* **Work required**: Output each line exactly as it appears, skipping any embedded picture.

* **Information shown**:
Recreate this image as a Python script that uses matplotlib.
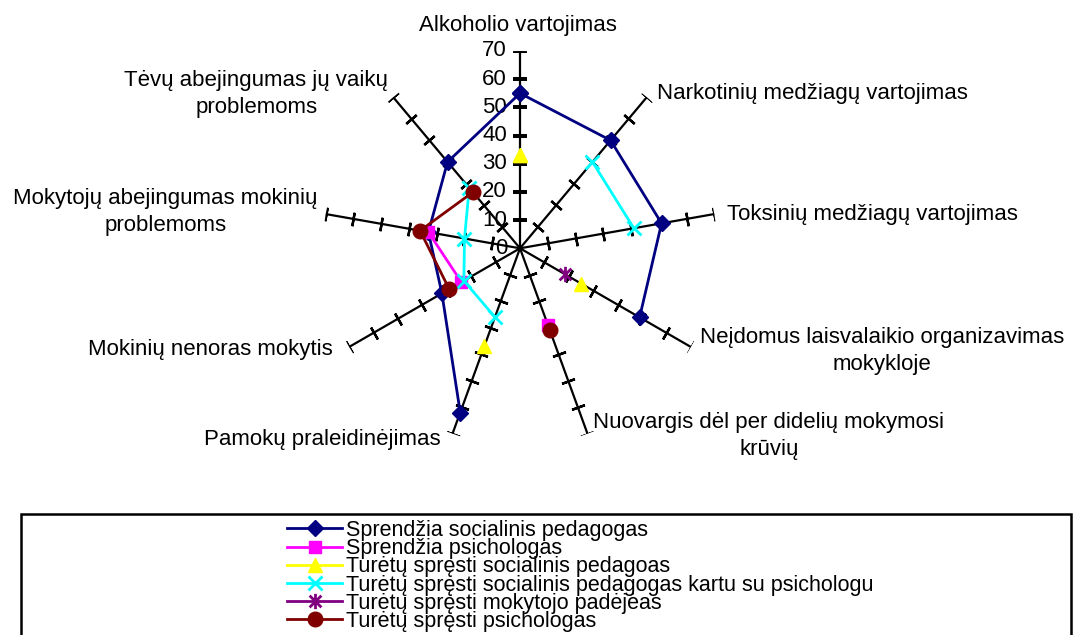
import matplotlib
matplotlib.use("Agg")
import matplotlib.pyplot as plt
import numpy as np
from matplotlib.patches import Rectangle
from matplotlib.path import Path

plt.rcParams["font.family"] = ["Liberation Sans", "DejaVu Sans"]

# Categories, clockwise from the top
categories = [
    "Alkoholio vartojimas",
    "Narkotinių medžiagų vartojimas",
    "Toksinių medžiagų vartojimas",
    "Neįdomus laisvalaikio organizavimas\nmokykloje",
    "Nuovargis dėl per didelių mokymosi\nkrūvių",
    "Pamokų praleidinėjimas",
    "Mokinių nenoras mokytis",
    "Mokytojų abejingumas mokinių\nproblemoms",
    "Tėvų abejingumas jų vaikų\nproblemoms",
]

nan = np.nan
socped = [55, 50, 51, 49, nan, 62, 32, 33, 40]
psich = [nan, nan, nan, nan, 29, nan, 24, 33, nan]
tur_socped = [33, nan, nan, 25, nan, 37, nan, nan, nan]
tur_kartu = [nan, 40, 41, nan, nan, 26, 23, 20, 28]
tur_padejejas = [nan, nan, nan, 18.5, nan, nan, nan, nan, nan]
tur_psich = [nan, nan, nan, nan, 31, nan, 29, 36, 26]

series_names = [
    "Sprendžia socialinis pedagogas",
    "Sprendžia psichologas",
    "Turėtų spręsti socialinis pedagoas",
    "Turėtų spręsti socialinis pedagogas kartu su psichologu",
    "Turėtų spręsti mokytojo padėjėas",
    "Turėtų spręsti psichologas",
]

r_ticks = [0, 10, 20, 30, 40, 50, 60, 70]

# x with a vertical bar, like the spreadsheet "star" marker
star_path = Path(
    [(-1, -1), (1, 1), (-1, 1), (1, -1), (0, -1.3), (0, 1.3)],
    [Path.MOVETO, Path.LINETO, Path.MOVETO, Path.LINETO, Path.MOVETO, Path.LINETO],
)

styles = [
    dict(color="#000080", marker="D", ms=8.5),
    dict(color="#FF00FF", marker="s", ms=8.5),
    dict(color="#FFFF00", marker="^", ms=10),
    dict(color="#00FFFF", marker="x", ms=10, mew=2),
    dict(color="#800080", marker=star_path, ms=11, mew=2),
    dict(color="#800000", marker="o", ms=10.5),
]

W, H = 1074, 635
fig = plt.figure(figsize=(W / 100, H / 100), dpi=100)
cx, cy, R = 520, 635 - 248.3, 197.3
ax = fig.add_axes([(cx - R) / W, (cy - R) / H, 2 * R / W, 2 * R / H], projection="polar")
ax.set_theta_zero_location("N")
ax.set_theta_direction(-1)
ax.set_ylim(0, 70)
ax.set_xticks([])
ax.set_yticks([])
ax.grid(False)
ax.spines["polar"].set_visible(False)
ax.patch.set_visible(False)

n = len(categories)
angles = np.arange(n) * 2 * np.pi / n

# spokes with cross ticks every 10
for a in angles:
    ax.plot([a, a], [0, 70], color="black", lw=1.6, zorder=1, solid_capstyle="butt")
    rot = 90 - np.degrees(a)
    ax.plot([a] * 7, r_ticks[1:], ls="none", marker=(2, 2, rot), ms=9.8,
            mew=1.7, color="black", zorder=1)

for r in r_ticks:
    ax.annotate(str(r), xy=(0, r), xytext=(-13, 0), textcoords="offset pixels",
                ha="right", va="center", fontsize=16)

# category labels
label_pos = [
    ((-2, 26), "center"),
    ((10, 4), "left"),
    ((13, 0), "left"),
    ((9, -4), "left"),
    ((6, -2), "left"),
    ((-12, -6), "right"),
    ((-16, -3), "right"),
    ((-8, 2), "right"),
    ((-5, 3), "right"),
]
for a, name, (off, ha) in zip(angles, categories, label_pos):
    ax.annotate(name, xy=(a, 70), xytext=off, textcoords="offset pixels",
                ha=ha, va="center", multialignment="center", fontsize=16,
                linespacing=1.35, annotation_clip=False)

theta = np.append(angles, 2 * np.pi)
all_series = [socped, psich, tur_socped, tur_kartu, tur_padejejas, tur_psich]
handles = []
for vals, name, st in zip(all_series, series_names, styles):
    v = np.append(vals, vals[0])
    st = dict(st)
    color = st.pop("color")
    line, = ax.plot(theta, v, color=color, lw=2, mfc=color, mec=color,
                    zorder=3, clip_on=False, label=name, **st)
    handles.append(line)

fig.legend(handles, series_names, loc="upper left",
           bbox_to_anchor=(287 / W, 1 - 520 / H), frameon=False, fontsize=15.5,
           handlelength=2.56, handletextpad=0.2, labelspacing=-0.13,
           borderpad=0, borderaxespad=0)

fig.patches.append(Rectangle((21 / W, -0.1), (1071 - 21) / W, (635 - 514) / H + 0.1,
                             transform=fig.transFigure, fill=False, lw=1.8,
                             ec="black"))

fig.savefig("out.png", dpi=100)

* **Response to this task**:
Recreate this image as a Python script that uses matplotlib.
import matplotlib
matplotlib.use("Agg")
import matplotlib.pyplot as plt
import numpy as np
from matplotlib.patches import Rectangle
from matplotlib.path import Path

plt.rcParams["font.family"] = ["Liberation Sans", "DejaVu Sans"]

# Categories, clockwise from the top
categories = [
    "Alkoholio vartojimas",
    "Narkotinių medžiagų vartojimas",
    "Toksinių medžiagų vartojimas",
    "Neįdomus laisvalaikio organizavimas\nmokykloje",
    "Nuovargis dėl per didelių mokymosi\nkrūvių",
    "Pamokų praleidinėjimas",
    "Mokinių nenoras mokytis",
    "Mokytojų abejingumas mokinių\nproblemoms",
    "Tėvų abejingumas jų vaikų\nproblemoms",
]

nan = np.nan
socped = [55, 50, 51, 49, nan, 62, 32, 33, 40]
psich = [nan, nan, nan, nan, 29, nan, 24, 33, nan]
tur_socped = [33, nan, nan, 25, nan, 37, nan, nan, nan]
tur_kartu = [nan, 40, 41, nan, nan, 26, 23, 20, 28]
tur_padejejas = [nan, nan, nan, 18.5, nan, nan, nan, nan, nan]
tur_psich = [nan, nan, nan, nan, 31, nan, 29, 36, 26]

series_names = [
    "Sprendžia socialinis pedagogas",
    "Sprendžia psichologas",
    "Turėtų spręsti socialinis pedagoas",
    "Turėtų spręsti socialinis pedagogas kartu su psichologu",
    "Turėtų spręsti mokytojo padėjėas",
    "Turėtų spręsti psichologas",
]

r_ticks = [0, 10, 20, 30, 40, 50, 60, 70]

# x with a vertical bar, like the spreadsheet "star" marker
star_path = Path(
    [(-1, -1), (1, 1), (-1, 1), (1, -1), (0, -1.3), (0, 1.3)],
    [Path.MOVETO, Path.LINETO, Path.MOVETO, Path.LINETO, Path.MOVETO, Path.LINETO],
)

styles = [
    dict(color="#000080", marker="D", ms=8.5),
    dict(color="#FF00FF", marker="s", ms=8.5),
    dict(color="#FFFF00", marker="^", ms=10),
    dict(color="#00FFFF", marker="x", ms=10, mew=2),
    dict(color="#800080", marker=star_path, ms=11, mew=2),
    dict(color="#800000", marker="o", ms=10.5),
]

W, H = 1074, 635
fig = plt.figure(figsize=(W / 100, H / 100), dpi=100)
cx, cy, R = 520, 635 - 248.3, 197.3
ax = fig.add_axes([(cx - R) / W, (cy - R) / H, 2 * R / W, 2 * R / H], projection="polar")
ax.set_theta_zero_location("N")
ax.set_theta_direction(-1)
ax.set_ylim(0, 70)
ax.set_xticks([])
ax.set_yticks([])
ax.grid(False)
ax.spines["polar"].set_visible(False)
ax.patch.set_visible(False)

n = len(categories)
angles = np.arange(n) * 2 * np.pi / n

# spokes with cross ticks every 10
for a in angles:
    ax.plot([a, a], [0, 70], color="black", lw=1.6, zorder=1, solid_capstyle="butt")
    rot = 90 - np.degrees(a)
    ax.plot([a] * 7, r_ticks[1:], ls="none", marker=(2, 2, rot), ms=9.8,
            mew=1.7, color="black", zorder=1)

for r in r_ticks:
    ax.annotate(str(r), xy=(0, r), xytext=(-13, 0), textcoords="offset pixels",
                ha="right", va="center", fontsize=16)

# category labels
label_pos = [
    ((-2, 26), "center"),
    ((10, 4), "left"),
    ((13, 0), "left"),
    ((9, -4), "left"),
    ((6, -2), "left"),
    ((-12, -6), "right"),
    ((-16, -3), "right"),
    ((-8, 2), "right"),
    ((-5, 3), "right"),
]
for a, name, (off, ha) in zip(angles, categories, label_pos):
    ax.annotate(name, xy=(a, 70), xytext=off, textcoords="offset pixels",
                ha=ha, va="center", multialignment="center", fontsize=16,
                linespacing=1.35, annotation_clip=False)

theta = np.append(angles, 2 * np.pi)
all_series = [socped, psich, tur_socped, tur_kartu, tur_padejejas, tur_psich]
handles = []
for vals, name, st in zip(all_series, series_names, styles):
    v = np.append(vals, vals[0])
    st = dict(st)
    color = st.pop("color")
    line, = ax.plot(theta, v, color=color, lw=2, mfc=color, mec=color,
                    zorder=3, clip_on=False, label=name, **st)
    handles.append(line)

fig.legend(handles, series_names, loc="upper left",
           bbox_to_anchor=(287 / W, 1 - 520 / H), frameon=False, fontsize=15.5,
           handlelength=2.56, handletextpad=0.2, labelspacing=-0.13,
           borderpad=0, borderaxespad=0)

fig.patches.append(Rectangle((21 / W, -0.1), (1071 - 21) / W, (635 - 514) / H + 0.1,
                             transform=fig.transFigure, fill=False, lw=1.8,
                             ec="black"))

fig.savefig("out.png", dpi=100)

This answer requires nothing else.